D'un point de vue juridique, les vidéos et leurs synopsis sont condamnables pour apologie de crime, de pédocriminalité, d'inceste, de haine raciale ou de lesbophobie. Ce sont toutes des incitations à commettre des crimes, punies par la loi. Les plateformes pourraient être poursuivies pour le caractère illégal de ces vidéos. La pornographie, c'est aussi de la prostitution filmée. Nous demandons donc que la loi soit appliquée, notamment celle sur le proxénétisme.
On a régressé ces dernières années en voulant nous faire croire que c'était du cinéma, que c'était cool et que c'était ainsi que les jeunes allaient s'éduquer à la sexualité. Permettez-moi de vous lire une résolution sur la pornographie, adoptée par le Parlement européen le 17 décembre 1993. Beaucoup a déjà été dit et fait sur la pornographie : « ... convaincu que la pornographie constitue une pratique systématique d'exploitation et de subordination fondée sur le sexe, qui porte préjudice aux femmes dans une mesure disproportionnée, qu'elle contribue à l'inégalité entre les sexes et accentue le déséquilibre des forces dans la société, l'assujettissement des femmes et la domination des hommes. »
Nous disposons d'un certain nombre de textes, de dispositifs légaux, de résolutions du Parlement européen ayant toujours dit que la pornographie était une violence contre les femmes.
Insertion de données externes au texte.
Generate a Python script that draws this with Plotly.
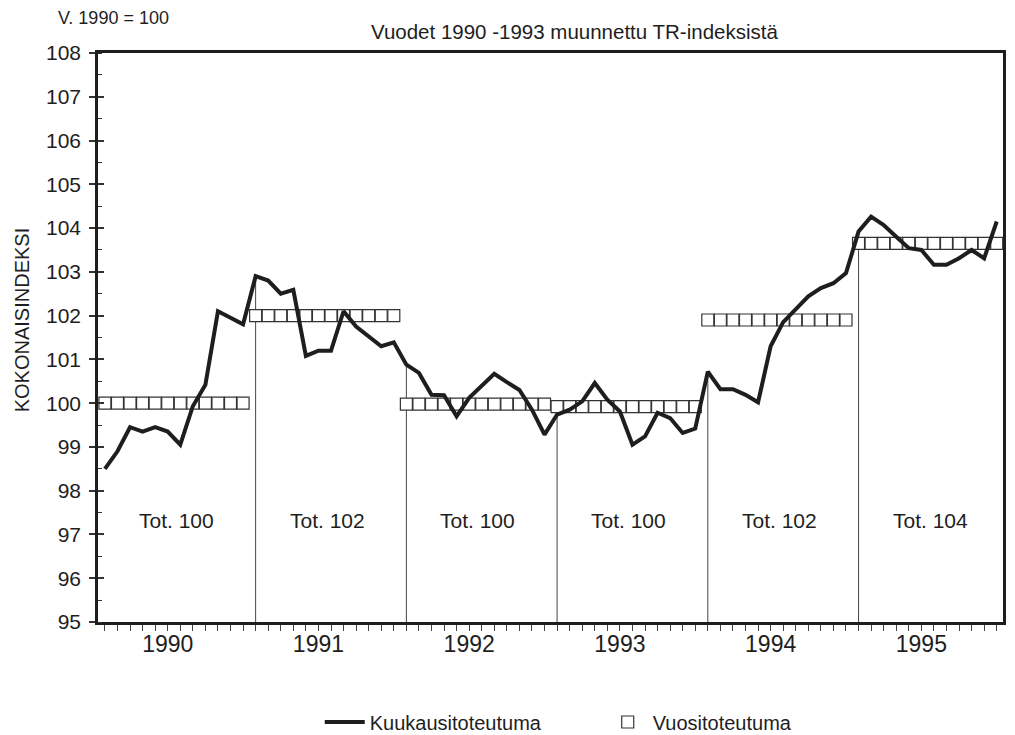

Maintenant, nous demandons qu'elle cesse d'être cette zone de non-droit et que les lois actuelles s'y appliquent comme elles peuvent s'appliquer sur la prostitution et sur le proxénétisme dans le cadre de réseaux de traite.
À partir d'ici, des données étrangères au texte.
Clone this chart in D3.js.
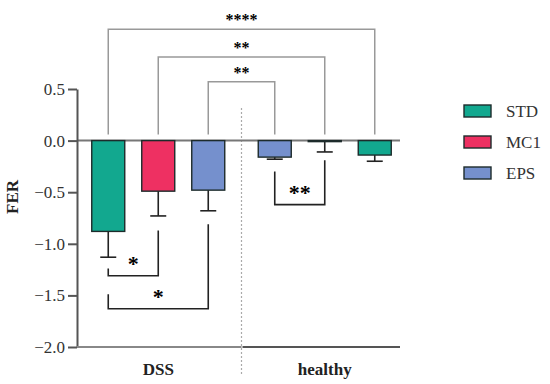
<!DOCTYPE html>
<html>
<head>
<meta charset="utf-8">
<script src="https://cdn.jsdelivr.net/npm/d3@7"></script>
<style>
  body { margin: 0; background: #fff; }
  svg text { font-family: "Liberation Serif", "Times New Roman", "DejaVu Serif", serif !important; }
</style>
</head>
<body>
<svg width="550" height="384"></svg>
<script>
// data
var groups = ["DSS", "healthy"];
var seriesNames = ["STD", "MC1", "EPS"];
var seriesColors = ["#12a88f", "#ee3062", "#7590cd"];
var dssMeans = [-0.88, -0.49, -0.48];      // STD, MC1, EPS
var dssErrors = [0.25, 0.24, 0.20];
var healthyMeans = [-0.14, -0.01, -0.16];  // STD, MC1, EPS
var healthyErrors = [0.06, 0.10, 0.02];
// in the healthy group the order is mirrored: EPS, MC1, STD
var healthyOrder = ["EPS", "MC1", "STD"];
var yTicks = [0.5, 0.0, -0.5, -1.0, -1.5, -2.0];

// brackets above: pairs of (group, series), level, label
var topBrackets = [
    {a: ["DSS", "STD"], b: ["healthy", "STD"], y: 1.08, label: "****"},
    {a: ["DSS", "MC1"], b: ["healthy", "MC1"], y: 0.81, label: "**"},
    {a: ["DSS", "EPS"], b: ["healthy", "EPS"], y: 0.57, label: "**"}
];
// brackets below
var bottomBrackets = [
    {a: ["DSS", "STD"], b: ["DSS", "MC1"], y: -1.31, ya: -1.24, yb: -0.87, label: "*"},
    {a: ["DSS", "STD"], b: ["DSS", "EPS"], y: -1.63, ya: -1.49, yb: -0.81, label: "*"},
    {a: ["healthy", "EPS"], b: ["healthy", "MC1"], y: -0.62, ya: -0.30, yb: -0.19, label: "**"}
];

var FONT = "'Liberation Serif', 'Times New Roman', 'DejaVu Serif', serif";
var svg = d3.select("svg").attr("font-family", FONT);
var margin = {top: 89, left: 77, bottom: 37};
var height = 384 - margin.bottom;

var x = d3.scaleBand().domain(groups).range([75, 408]);
var sub = d3.scalePoint().domain([0, 1, 2]).range([-50, 50]);
var y = d3.scaleLinear().domain([-2, 0.5]).range([height, margin.top]);

var bars = [];
seriesNames.forEach(function(s, i) {
    bars.push({group: "DSS", name: s, pos: i, mean: dssMeans[i], err: dssErrors[i], color: seriesColors[i]});
});
seriesNames.forEach(function(s, i) {
    bars.push({group: "healthy", name: s, pos: healthyOrder.indexOf(s), mean: healthyMeans[i], err: healthyErrors[i], color: seriesColors[i]});
});

function cx(group, name) {
    var b = bars.filter(function(d) { return d.group == group && d.name == name; })[0];
    return x(group) + x.bandwidth() / 2 + sub(b.pos);
}
var barW = 33;

// dashed divider between groups
svg.append("line")
    .attr("x1", x("healthy")).attr("x2", x("healthy"))
    .attr("y1", 108).attr("y2", 376)
    .attr("stroke", "#aaa").attr("stroke-width", 1.2)
    .attr("stroke-dasharray", "2,2");

// top brackets
topBrackets.forEach(function(t) {
    var x1 = cx(t.a[0], t.a[1]), x2 = cx(t.b[0], t.b[1]);
    svg.append("path")
        .attr("d", "M" + x1 + "," + (y(0) - 6) + "V" + y(t.y) + "H" + x2 + "V" + (y(0) - 6))
        .attr("fill", "none").attr("stroke", "#999").attr("stroke-width", 1.5);
    svg.append("text")
        .attr("x", (x1 + x2) / 2).attr("y", y(t.y) - 4)
        .attr("text-anchor", "middle")
        .style("font-size", "16px").style("font-weight", "bold")
        .text(t.label);
});

// zero line
svg.append("line")
    .attr("x1", margin.left).attr("x2", 400)
    .attr("y1", y(0)).attr("y2", y(0))
    .attr("stroke", "#777").attr("stroke-width", 2);

// error bars (downward only)
var eb = svg.selectAll(".err").data(bars).enter().append("g");
eb.append("line")
    .attr("x1", function(d) { return cx(d.group, d.name); })
    .attr("x2", function(d) { return cx(d.group, d.name); })
    .attr("y1", function(d) { return y(d.mean); })
    .attr("y2", function(d) { return y(d.mean - d.err); })
    .attr("stroke", "#222").attr("stroke-width", 1.6);
eb.append("line")
    .attr("x1", function(d) { return cx(d.group, d.name) - 8; })
    .attr("x2", function(d) { return cx(d.group, d.name) + 8; })
    .attr("y1", function(d) { return y(d.mean - d.err); })
    .attr("y2", function(d) { return y(d.mean - d.err); })
    .attr("stroke", "#222").attr("stroke-width", 1.6);

// bars
svg.selectAll(".bar").data(bars).enter().append("rect")
    .attr("x", function(d) { return cx(d.group, d.name) - barW / 2; })
    .attr("width", barW)
    .attr("y", y(0))
    .attr("height", function(d) { return y(d.mean) - y(0); })
    .attr("fill", function(d) { return d.color; })
    .attr("stroke", "#1d2b2b").attr("stroke-width", 1.4);

// bottom brackets
bottomBrackets.forEach(function(t) {
    var x1 = cx(t.a[0], t.a[1]), x2 = cx(t.b[0], t.b[1]);
    svg.append("path")
        .attr("d", "M" + x1 + "," + y(t.ya) + "V" + y(t.y) + "H" + x2 + "V" + y(t.yb))
        .attr("fill", "none").attr("stroke", "#222").attr("stroke-width", 1.6);
    svg.append("text")
        .attr("x", (x1 + x2) / 2).attr("y", y(t.y) - 5)
        .attr("text-anchor", "middle")
        .style("font-size", "22px").style("font-weight", "bold")
        .text(t.label);
});

// y axis
var yAxis = svg.append("g")
    .attr("transform", "translate(" + margin.left + ",0)")
    .call(d3.axisLeft(y).tickValues(yTicks).tickSize(9).tickSizeOuter(0)
        .tickFormat(function(d) { return d3.format(".1f")(d).replace("-", "\u2212"); }));
yAxis.attr("font-family", FONT);
yAxis.select(".domain").attr("stroke", "#555").attr("stroke-width", 2);
yAxis.selectAll(".tick line").attr("stroke", "#555").attr("stroke-width", 2);
yAxis.selectAll(".tick text")
    .attr("x", -12)
    .style("font-size", "17px")
    .attr("fill", "#333");

// x axis line at bottom
svg.append("line")
    .attr("x1", margin.left).attr("x2", x("healthy"))
    .attr("y1", height).attr("y2", height)
    .attr("stroke", "#888").attr("stroke-width", 2);
svg.append("line")
    .attr("x1", x("healthy") + 1).attr("x2", 400)
    .attr("y1", height).attr("y2", height)
    .attr("stroke", "#555").attr("stroke-width", 2);

svg.selectAll(".glabel").data(groups).enter().append("text")
    .attr("x", function(d) { return x(d) + x.bandwidth() / 2; })
    .attr("y", 375)
    .attr("text-anchor", "middle")
    .style("font-size", "17px").style("font-weight", "bold")
    .attr("fill", "#222")
    .text(function(d) { return d; });

// y label
svg.append("text")
    .attr("transform", "translate(18,197) rotate(-90)")
    .attr("text-anchor", "middle")
    .style("font-size", "17px").style("font-weight", "bold")
    .attr("fill", "#222")
    .text("FER");

// legend
var legend = svg.selectAll(".leg").data(seriesNames).enter().append("g")
    .attr("transform", function(d, i) { return "translate(464," + (105 + i * 31) + ")"; });
legend.append("rect")
    .attr("width", 27).attr("height", 12)
    .attr("fill", function(d, i) { return seriesColors[i]; })
    .attr("stroke", "#1d2b2b").attr("stroke-width", 1.4);
legend.append("text")
    .attr("x", 42).attr("y", 12)
    .style("font-size", "17px")
    .attr("fill", "#333")
    .text(function(d) { return d; });
</script>
</body>
</html>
Enfin, je remercie le Sénat qui, le 23 juillet 2020, a ajouté à la loi contre les violences conjugales la possibilité pour le CSA de poursuivre les sites, grâce à un amendement de Marie Mercier. Depuis plus de vingt ans, la loi existante n'était pas respectée. Les sites sont souvent dans l'illégalité la plus totale : refus de retrait des vidéos, évasion fiscale... Ils ignorent les injonctions à supprimer les vidéos des mineurs. Depuis vingt ans, il existe une loi interdisant l'exposition des mineurs à la pornographie, puisqu'elle est totalement incompatible avec l'objectif d'une éducation sexuelle qui impliquerait l'éducation au consentement, au désir et aux rencontres entre deux personnes désirant un acte sexuel. La pornographie, c'est l'érotisation de la violence. Cette loi n'était pas appliquée depuis vingt ans. Désormais, le CSA a pour mandat de bloquer les sites refusant de vérifier l'âge de leurs consommateurs. Cinq sites ont été mis en demeure le 13 décembre. Ils avaient quinze jours pour s'exécuter. Ces sites s'en moquent ; ils n'ont aucunement l'intention de collaborer.
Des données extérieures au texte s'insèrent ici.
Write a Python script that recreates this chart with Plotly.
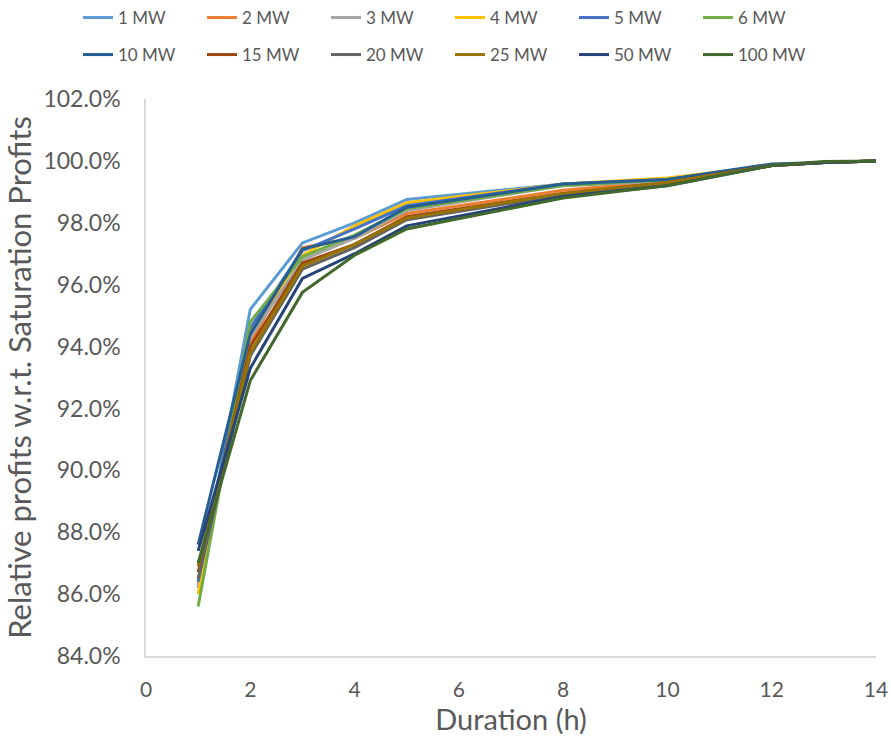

xVideos est basé en République tchèque. Ses PDG, les frères Pacaud, sont français et vivent dans notre pays. Leur argent se trouve entre la Tchéquie et des paradis fiscaux. Ils ont mis en ligne un tutoriel pour utiliser un VPN et contrer toute tentative de blocage des sites. J'espère que le CSA fera preuve de détermination pour faire respecter a minima cette première interdiction d'exposition aux mineurs.
Le CSA avait été saisi par des associations de protection de l'enfance concernant huit sites. Cinq d'entre eux ont été mis en demeure. Au mois de décembre, Osez le féminisme ! a saisi le CSA sur 118 sites, soit presque l'intégralité des sites pornos accessibles en France. Nous leur demandons de faire appliquer la loi et d'imposer la mise en place un contrôle d'âge sur les mineurs de façon urgente, de réagir. Il faut saisir la justice et ordonner le blocage des sites qui exposeraient les enfants à ces scènes de torture.